What is asked
Look at the data below and print exactly the lines from its first line through the line with "const brukarBottom = 0;"; the pictures stay out of the copy.

Start Dataset excerpt

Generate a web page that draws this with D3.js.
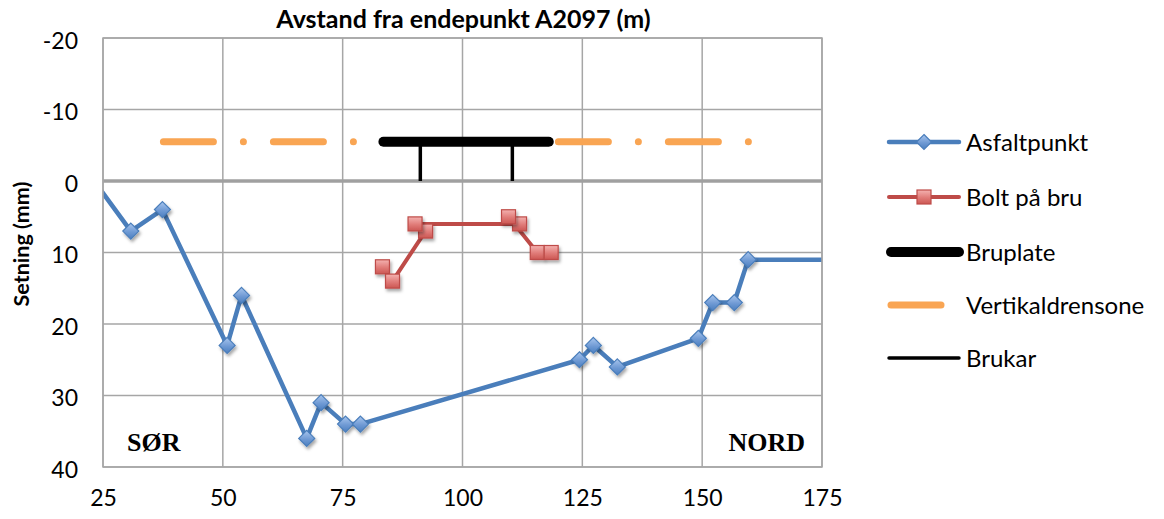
<!DOCTYPE html>
<html>
<head>
<meta charset="utf-8">
<script src="https://cdn.jsdelivr.net/npm/d3@7"></script>
<style>
  html, body { margin: 0; padding: 0; background: #fff; }
  svg { display: block; font-family: Lato, "Open Sans", sans-serif; }
</style>
</head>
<body>
<svg id="chart" width="1164" height="519"></svg>
<script>
// Settlement along the road (distance from end point A2097, metres)
const asfaltX = [22, 30.8, 37.4, 50.9, 53.9, 67.5, 70.5, 75.6, 78.7, 124.4, 127.3, 132.3, 149.2, 152.2, 156.7, 159.6, 180];
const asfaltY = [-1.05, 7, 4, 23, 16, 36, 31, 34, 34, 25, 23, 26, 22, 17, 17, 11, 11];

// Bolts on the bridge deck
const boltX = [83.3, 85.4, 92.3, 90.1, 111.9, 109.6, 115.6, 118.5];
const boltY = [12, 14, 7, 6, 6, 5, 10, 10];

// Bridge deck drawn as a level bar, abutments as short verticals down to 0
const bruplateX = [83.5, 118];
const bruplateY = [-5.5, -5.5];
const brukarX = [91.2, 110.4];
const brukarTop = -5.5;
const brukarBottom = 0;

// Vertical drainage zones on both sides of the bridge
const drensVenstreX = [37.6, 90];
const drensHoyreX = [120, 160];
const drensY = -5.5;

const xTicks = [25, 50, 75, 100, 125, 150, 175];
const yTicks = [-20, -10, 0, 10, 20, 30, 40];

const seriesNames = ["Asfaltpunkt", "Bolt på bru", "Bruplate", "Vertikaldrensone", "Brukar"];

const svg = d3.select("#chart");
const plot = { left: 103, right: 822, top: 38, bottom: 467 };

const x = d3.scaleLinear().domain([25, 175]).range([plot.left, plot.right]);
const y = d3.scaleLinear().domain([-20, 40]).range([plot.top, plot.bottom]);

const defs = svg.append("defs");
defs.append("clipPath").attr("id", "plotClip")
  .append("rect")
  .attr("x", plot.left).attr("y", plot.top)
  .attr("width", plot.right - plot.left).attr("height", plot.bottom - plot.top);

const shadow = defs.append("filter").attr("id", "shadow")
  .attr("x", "-50%").attr("y", "-50%").attr("width", "200%").attr("height", "200%");
shadow.append("feDropShadow").attr("dx", 1.5).attr("dy", 2.5)
  .attr("stdDeviation", 1.6).attr("flood-color", "#000").attr("flood-opacity", 0.35);

const gBlue = defs.append("linearGradient").attr("id", "gradBlue")
  .attr("x1", 0).attr("y1", 0).attr("x2", 0).attr("y2", 1);
gBlue.append("stop").attr("offset", "0%").attr("stop-color", "#a9c6ee");
gBlue.append("stop").attr("offset", "55%").attr("stop-color", "#6f9ad4");
gBlue.append("stop").attr("offset", "100%").attr("stop-color", "#4c7fc0");

const gRed = defs.append("linearGradient").attr("id", "gradRed")
  .attr("x1", 0).attr("y1", 0).attr("x2", 0).attr("y2", 1);
gRed.append("stop").attr("offset", "0%").attr("stop-color", "#f4b2b0");
gRed.append("stop").attr("offset", "55%").attr("stop-color", "#e07b78");
gRed.append("stop").attr("offset", "100%").attr("stop-color", "#cc5753");

const gridColor = "#a6a6a6";

// Gridlines
const grid = svg.append("g");
grid.selectAll("line.v").data(xTicks).enter().append("line")
  .attr("x1", d => x(d)).attr("x2", d => x(d))
  .attr("y1", plot.top).attr("y2", plot.bottom)
  .attr("stroke", gridColor).attr("stroke-width", 1.5);
grid.selectAll("line.h").data(yTicks).enter().append("line")
  .attr("x1", plot.left).attr("x2", plot.right)
  .attr("y1", d => y(d)).attr("y2", d => y(d))
  .attr("stroke", gridColor).attr("stroke-width", 1.5);

// Horizontal axis line at zero
svg.append("line")
  .attr("x1", plot.left).attr("x2", plot.right)
  .attr("y1", y(0)).attr("y2", y(0))
  .attr("stroke", "#a0a0a0").attr("stroke-width", 3.5);

// Axis labels (plain hyphen for negatives)
const fmt = d => String(d);
const yAxis = d3.axisLeft(y).tickValues(yTicks).tickSize(0).tickPadding(0).tickFormat(fmt);
const yAxisG = svg.append("g").attr("transform", `translate(${plot.left - 25},0)`).call(yAxis);
yAxisG.select(".domain").remove();
yAxisG.selectAll("text")
  .attr("font-family", "Lato, sans-serif").attr("font-size", 23).attr("fill", "#000")
  .attr("dy", "0.45em");

const xAxis = d3.axisBottom(x).tickValues(xTicks).tickSize(0).tickPadding(0).tickFormat(fmt);
const xAxisG = svg.append("g").attr("transform", `translate(0,${plot.bottom + 23})`).call(xAxis);
xAxisG.select(".domain").remove();
xAxisG.selectAll("text")
  .attr("font-family", "Lato, sans-serif").attr("font-size", 23).attr("fill", "#000");

// Titles
svg.append("text")
  .attr("x", (plot.left + plot.right) / 2 + 1).attr("y", 28)
  .attr("text-anchor", "middle").attr("font-weight", "bold").attr("font-size", 25)
  .text("Avstand fra endepunkt A2097 (m)");
svg.append("text")
  .attr("transform", "translate(29,244) rotate(-90)")
  .attr("text-anchor", "middle").attr("font-weight", "bold").attr("font-size", 21.5)
  .text("Setning (mm)");

// Region labels
svg.append("text").attr("x", x(30)).attr("y", y(37.8))
  .attr("font-family", "'Liberation Serif', serif").attr("font-weight", "bold").attr("font-size", 26)
  .text("SØR");
svg.append("text").attr("x", 805).attr("y", y(37.8)).attr("text-anchor", "end")
  .attr("font-family", "'Liberation Serif', serif").attr("font-weight", "bold").attr("font-size", 26)
  .text("NORD");

const data = (xs, ys) => xs.map((v, i) => [v, ys[i]]);
const line = d3.line().x(d => x(d[0])).y(d => y(d[1]));

const marks = svg.append("g").attr("clip-path", "url(#plotClip)");

// Vertikaldrensone (long dash - dot)
const drensDash = "50 30 0 30";
[drensVenstreX, drensHoyreX].forEach(xs => {
  marks.append("path")
    .attr("d", line(xs.map(v => [v, drensY])))
    .attr("fill", "none").attr("stroke", "#f9a553").attr("stroke-width", 7)
    .attr("stroke-linecap", "round").attr("stroke-dasharray", drensDash);
});

// Brukar
marks.selectAll("line.brukar").data(brukarX).enter().append("line")
  .attr("x1", d => x(d)).attr("x2", d => x(d))
  .attr("y1", y(brukarTop)).attr("y2", y(brukarBottom))
  .attr("stroke", "#000").attr("stroke-width", 3.5);

// Bruplate
marks.append("path")
  .attr("d", line(data(bruplateX, bruplateY)))
  .attr("fill", "none").attr("stroke", "#000").attr("stroke-width", 10)
  .attr("stroke-linecap", "round");

// Asfaltpunkt
const asfalt = data(asfaltX, asfaltY);
marks.append("path").attr("d", line(asfalt))
  .attr("fill", "none").attr("stroke", "#4a7ebb").attr("stroke-width", 4.5)
  .attr("stroke-linejoin", "round");
marks.selectAll("path.dia").data(asfalt).enter().append("path")
  .attr("d", "M0,-8L8,0L0,8L-8,0Z")
  .attr("transform", d => `translate(${x(d[0])},${y(d[1])})`)
  .attr("fill", "url(#gradBlue)").attr("stroke", "#4a7ebb").attr("stroke-width", 1.2)
  .attr("filter", "url(#shadow)");

// Bolt på bru
const bolt = data(boltX, boltY);
marks.append("path").attr("d", line(bolt))
  .attr("fill", "none").attr("stroke", "#be4b48").attr("stroke-width", 4)
  .attr("stroke-linejoin", "round");
marks.selectAll("rect.sq").data(bolt).enter().append("rect")
  .attr("x", d => x(d[0]) - 7).attr("y", d => y(d[1]) - 7)
  .attr("width", 14).attr("height", 14)
  .attr("fill", "url(#gradRed)").attr("stroke", "#be4b48").attr("stroke-width", 1.2)
  .attr("filter", "url(#shadow)");

// Plot border
svg.append("rect")
  .attr("x", plot.left).attr("y", plot.top)
  .attr("width", plot.right - plot.left).attr("height", plot.bottom - plot.top)
  .attr("fill", "none").attr("stroke", gridColor).attr("stroke-width", 1.5);

// Legend
const legY = [142, 197, 252, 305, 358];
const leg = svg.append("g");
const lx1 = 889, lx2 = 959, ltx = 966;
seriesNames.forEach((name, i) => {
  const ly = legY[i];
  const g = leg.append("g");
  if (i === 0) {
    g.append("line").attr("x1", lx1).attr("x2", lx2).attr("y1", ly).attr("y2", ly)
      .attr("stroke", "#4a7ebb").attr("stroke-width", 4.5).attr("stroke-linecap", "round");
    g.append("path").attr("d", "M0,-7.5L7.5,0L0,7.5L-7.5,0Z")
      .attr("transform", `translate(${(lx1 + lx2) / 2},${ly})`)
      .attr("fill", "url(#gradBlue)").attr("stroke", "#4a7ebb").attr("stroke-width", 1.2);
  } else if (i === 1) {
    g.append("line").attr("x1", lx1).attr("x2", lx2).attr("y1", ly).attr("y2", ly)
      .attr("stroke", "#be4b48").attr("stroke-width", 4).attr("stroke-linecap", "round");
    g.append("rect").attr("x", (lx1 + lx2) / 2 - 7).attr("y", ly - 7)
      .attr("width", 14).attr("height", 14)
      .attr("fill", "url(#gradRed)").attr("stroke", "#be4b48").attr("stroke-width", 1.2);
  } else if (i === 2) {
    g.append("line").attr("x1", lx1 + 2).attr("x2", lx2).attr("y1", ly).attr("y2", ly)
      .attr("stroke", "#000").attr("stroke-width", 10).attr("stroke-linecap", "round");
  } else if (i === 3) {
    g.append("line").attr("x1", lx1 + 2).attr("x2", lx2).attr("y1", ly).attr("y2", ly)
      .attr("stroke", "#f9a553").attr("stroke-width", 7).attr("stroke-linecap", "round")
      .attr("stroke-dasharray", drensDash);
  } else {
    g.append("line").attr("x1", lx1).attr("x2", lx2).attr("y1", ly).attr("y2", ly)
      .attr("stroke", "#000").attr("stroke-width", 3.5).attr("stroke-linecap", "round");
  }
  g.append("text").attr("x", ltx).attr("y", ly).attr("dy", "0.36em")
    .attr("font-size", 24).text(name);
});
</script>
</body>
</html>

End Dataset excerpt

Exercise solution
Generate a web page that draws this with D3.js.
<!DOCTYPE html>
<html>
<head>
<meta charset="utf-8">
<script src="https://cdn.jsdelivr.net/npm/d3@7"></script>
<style>
  html, body { margin: 0; padding: 0; background: #fff; }
  svg { display: block; font-family: Lato, "Open Sans", sans-serif; }
</style>
</head>
<body>
<svg id="chart" width="1164" height="519"></svg>
<script>
// Settlement along the road (distance from end point A2097, metres)
const asfaltX = [22, 30.8, 37.4, 50.9, 53.9, 67.5, 70.5, 75.6, 78.7, 124.4, 127.3, 132.3, 149.2, 152.2, 156.7, 159.6, 180];
const asfaltY = [-1.05, 7, 4, 23, 16, 36, 31, 34, 34, 25, 23, 26, 22, 17, 17, 11, 11];

// Bolts on the bridge deck
const boltX = [83.3, 85.4, 92.3, 90.1, 111.9, 109.6, 115.6, 118.5];
const boltY = [12, 14, 7, 6, 6, 5, 10, 10];

// Bridge deck drawn as a level bar, abutments as short verticals down to 0
const bruplateX = [83.5, 118];
const bruplateY = [-5.5, -5.5];
const brukarX = [91.2, 110.4];
const brukarTop = -5.5;
const brukarBottom = 0;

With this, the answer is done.